All active HEAppE jobs (queued and running) are fetched and matched against known models by parsing each job's name. Running jobs get a tunnel record that will later be activated. The in-memory job store is updated to reflect the current HEAppE state — new jobs are added, stale ones removed.

Jobs that have a running compute node but no active tunnel are processed next. For each such job the compute node IP is resolved, the tunnel record is saved, and a data transfer tunnel is opened through HEAppE. Once the tunnel responds, it is marked as active and the resolved port is stored.

Phase 2 — Starting Jobs

Models that are not idle are checked to see whether enough inference jobs are already running. A job is considered "fresh" if it started within a configurable window of its total walltime. If fewer jobs are running than the model's desired scale, new ones are created and submitted to HEAppE using the appropriate command template for the model's inference engine (e.g. vLLM).

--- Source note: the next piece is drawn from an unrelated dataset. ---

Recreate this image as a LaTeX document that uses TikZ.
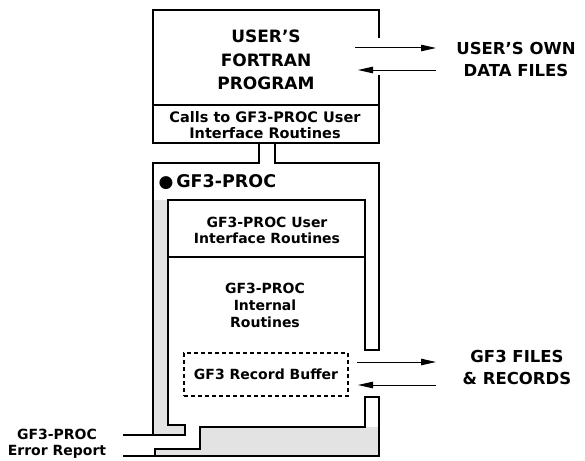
\documentclass[tikz,border=0pt]{standalone}
\usepackage{fontspec}
\setmainfont{DejaVu Sans}
\usetikzlibrary{arrows.meta}

\begin{document}
\begin{tikzpicture}[x=1pt,y=-1pt,line width=1.2pt,
  big_text/.style={font=\fontsize{16.5}{22}\selectfont\bfseries,align=center,inner sep=0pt},
  mid_text/.style={font=\fontsize{14}{16}\selectfont\bfseries,align=center,inner sep=0pt},
  small_text/.style={font=\fontsize{14}{15.5}\selectfont\bfseries,align=center,inner sep=0pt},
  stipple/.style={fill=black!11,draw=none},
  flow/.style={line width=1pt,-{Triangle[length=15pt,width=6.5pt]}}]

    \useasboundingbox (0,0) rectangle (585,460);

    % shaded walls
    \fill[stipple] (153,200) -- (168,200) -- (168,425) -- (185,425) -- (185,435) -- (153,435) -- cycle;
    \fill[stipple] (200,427) -- (379,427) -- (379,456) -- (155,456) -- (155,449) -- (200,449) -- cycle;

    % user's program box
    \draw (379,38) -- (379,10) -- (153,10) -- (153,143) -- (379,143) -- (379,75);
    \draw (153,105) -- (379,105);

    % GF3-PROC block
    \draw (259,143) -- (259,163) -- (153,163) -- (153,435);
    \draw (275,143) -- (275,163) -- (379,163) -- (379,350) -- (365,350) -- (365,200)
          -- (168,200) -- (168,425) -- (185,425) -- (185,435) -- (123,435);
    \draw (168,257) -- (365,257);
    \draw (123,456) -- (379,456) -- (379,397) -- (365,397) -- (365,427) -- (200,427)
          -- (200,449) -- (155,449) -- (155,456);

    \node[big_text,font=\fontsize{17}{23.5}\selectfont\bfseries] (prog) at (266,60) {USER'S\\FORTRAN\\PROGRAM};
    \node[mid_text,font=\fontsize{14.5}{16}\selectfont\bfseries] (calls) at (265,125) {Calls to GF3-PROC User\\Interface Routines};
    \node[big_text,anchor=west,font=\fontsize{17.5}{20}\selectfont\bfseries] (title) at (158,182) {{\fontsize{17}{17}\selectfont ●}\,GF3-PROC};
    \node[mid_text] (uir) at (267,230) {GF3-PROC User\\Interface Routines};
    \node[mid_text,font=\fontsize{14}{17}\selectfont\bfseries] (internal) at (265,305) {GF3-PROC\\Internal\\Routines};
    \node[mid_text,draw,dashed,dash pattern=on 4pt off 3pt,minimum width=164pt,minimum height=43pt] (buffer) at (266,374.5) {GF3 Record Buffer};
    \node[big_text] (own) at (516,59) {USER'S OWN\\DATA FILES};
    \node[big_text] (files) at (517,367) {GF3 FILES\\\& RECORDS};
    \node[small_text] (err) at (57,444) {GF3-PROC\\Error Report};

    \coordinate (prog_out) at (355,48);
    \coordinate (own_in) at (436,48);
    \coordinate (own_out) at (436,70);
    \coordinate (prog_in) at (358,70);
    \coordinate (buf_out) at (357,362);
    \coordinate (files_in) at (436,362);
    \coordinate (files_out) at (436,385);
    \coordinate (buf_in) at (358,385);

    \draw[flow] (prog_out) -- (own_in);
    \draw[flow] (own_out) -- (prog_in);
    \draw[flow] (buf_out) -- (files_in);
    \draw[flow] (files_out) -- (buf_in);

\end{tikzpicture}
\end{document}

This two-phase design prevents race conditions — synchronisation always happens before any decision to start new jobs.

Idle Reconciler

Models that have not received any inference requests for longer than their configured idle timeout are automatically marked as idle. An idle model is skipped by the job sync reconciler, so no new HEAppE jobs are created for it.

When a new inference request arrives for an idle model, it is woken up — the idle flag is cleared and the next sync cycle will start a job for it.

Metrics Reconciler

For every running job with an active tunnel, Prometheus metrics are periodically fetched from the inference engine's metrics endpoint (e.g. /metrics on vLLM). The following metrics are collected:

  • Number of actively running inference requests
  • Number of queued (waiting) inference requests
  • KV cache usage percentage

If the metrics endpoint becomes unreachable, the job state is set to loading and all metrics are reset to zero — indicating the engine may have restarted.

The collected metrics are exposed through the API's model listing endpoint, providing live visibility into each model's current load.